Given my objections to “tampering” at times with literature and history, I’ll say openly that whether or not I approve relies entirely on how historical the work in question professes to be. If this were a deliberately serious take on history, professing to tell the entire truth, I wouldn’t appreciate it, but it’s a fantastical take on it and therefore doesn’t have to stick to the facts 100%. (This, primarily, is my complaint with Philippa Gregory, who professes to write historical accuracy and doesn’t. But that’s another hate-filled rant for another time.)
I try to be discerning when it comes to Speculative Fiction and the motivation behind it, particularly when it ties my faith into the mix. That can be tricky, because secular authors aren’t respectful of Christianity when dealing with it on screen. I stuck with Supernatural for three seasons and abandoned it when its depiction of angels and God didn’t sit well with me. Given that I have no real defined opinion on the Book of Revelation, and am open to the idea that it is primarily symbolic, Sleepy Hollow inferring that the Horseman is Death doesn’t bother me one bit,* and neither does the magic. But that’s me. You’re you and if it bothers you, don’t watch it.
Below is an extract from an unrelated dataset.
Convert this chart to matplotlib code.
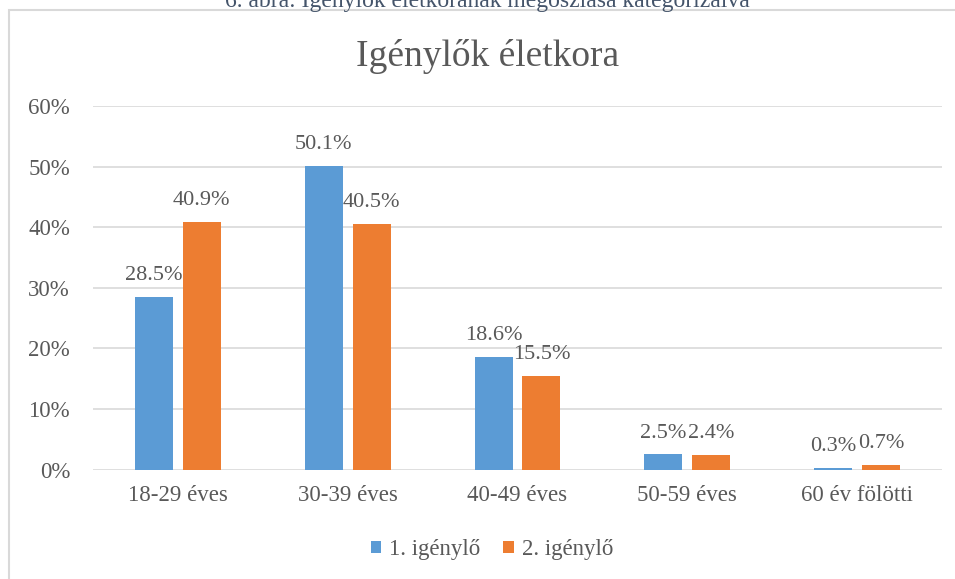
import matplotlib.pyplot as plt
import matplotlib.patches as patches
from matplotlib.ticker import FuncFormatter

categories = ["18-29 éves", "30-39 éves", "40-49 éves", "50-59 éves", "60 év fölötti"]
series_names = ["1. igénylő", "2. igénylő"]
first_applicant = [28.5, 50.1, 18.6, 2.5, 0.3]
second_applicant = [40.9, 40.5, 15.5, 2.4, 0.7]
yticks = [0, 10, 20, 30, 40, 50, 60]

plt.rcParams['font.family'] = ['Liberation Serif', 'DejaVu Serif']
txt = "#595959"
grid = "#D9D9D9"
colors = ["#5B9BD5", "#ED7D31"]

fig = plt.figure(figsize=(9.55, 5.79), dpi=100)
ax = fig.add_axes([93/955, 1 - 469.5/579, (942-93)/955, (469.5-106)/579])

# chart-area frame (cut off at right and bottom in the original)
fig.patches.append(patches.Rectangle((8.5/955, -0.1), 1.2, 1 - 10/579 + 0.1,
                                     transform=fig.transFigure, fill=False,
                                     edgecolor=grid, linewidth=1.5))

x = list(range(len(categories)))
w = 0.224
off = 0.141
b1 = ax.bar([i - off for i in x], first_applicant, w, color=colors[0], label=series_names[0], zorder=3)
b2 = ax.bar([i + off for i in x], second_applicant, w, color=colors[1], label=series_names[1], zorder=3)
for b in (b1, b2):
    ax.bar_label(b, fmt='%.1f%%', padding=8.5, fontsize=16, color=txt)

ax.set_xlim(-0.5, len(categories) - 0.5)
ax.set_ylim(0, 60)
ax.set_yticks(yticks)
ax.yaxis.set_major_formatter(FuncFormatter(lambda v, p: f"{v:.0f}%"))
ax.set_xticks(x)
ax.set_xticklabels(categories)
ax.tick_params(axis='y', length=0, pad=16.5, labelsize=16.5, labelcolor=txt)
ax.tick_params(axis='x', length=0, pad=11, labelsize=16.5, labelcolor=txt)
ax.grid(axis='y', color=grid, linewidth=1.2, zorder=0)
ax.set_axisbelow(True)
for s in ax.spines.values():
    s.set_visible(False)

fig.text(488/955, 1 - 66/579, "Igénylők életkora", fontsize=27, color=txt,
         ha='center', va='baseline')

# figure caption above the chart, partly cut off as in the source
fig.text(487/955, 1 - 7/579, "6. ábra: Igénylők életkorának megoszlása kategorizálva",
         fontsize=17, color="#44546A", ha='center', va='baseline')

fig.legend(loc='center', bbox_to_anchor=(492/955, 1 - 550/579), ncol=2, frameon=False,
           fontsize=16.5, labelcolor=txt, handlelength=0.45, handleheight=0.45,
           handletextpad=0.35, columnspacing=1.0)

fig.savefig("out.png", dpi=100)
But, if like me, you’ve always loved Speculative Fiction, Sleepy Hollow offers up a fantastical adventure full of hilariousness from Ichabod, sassiness from Abby, and a number of monsters, fiends, complicated plots, and twists to set your hair on end. And thus far, it’s been clean. Let’s hope it stays that way.
* Of course, I am the girl who laughed until she cried reading Terry Pratchett’s take on the Four Horseman in his Discworld books, so one could say that in general I’m not all that reverent toward Revelation.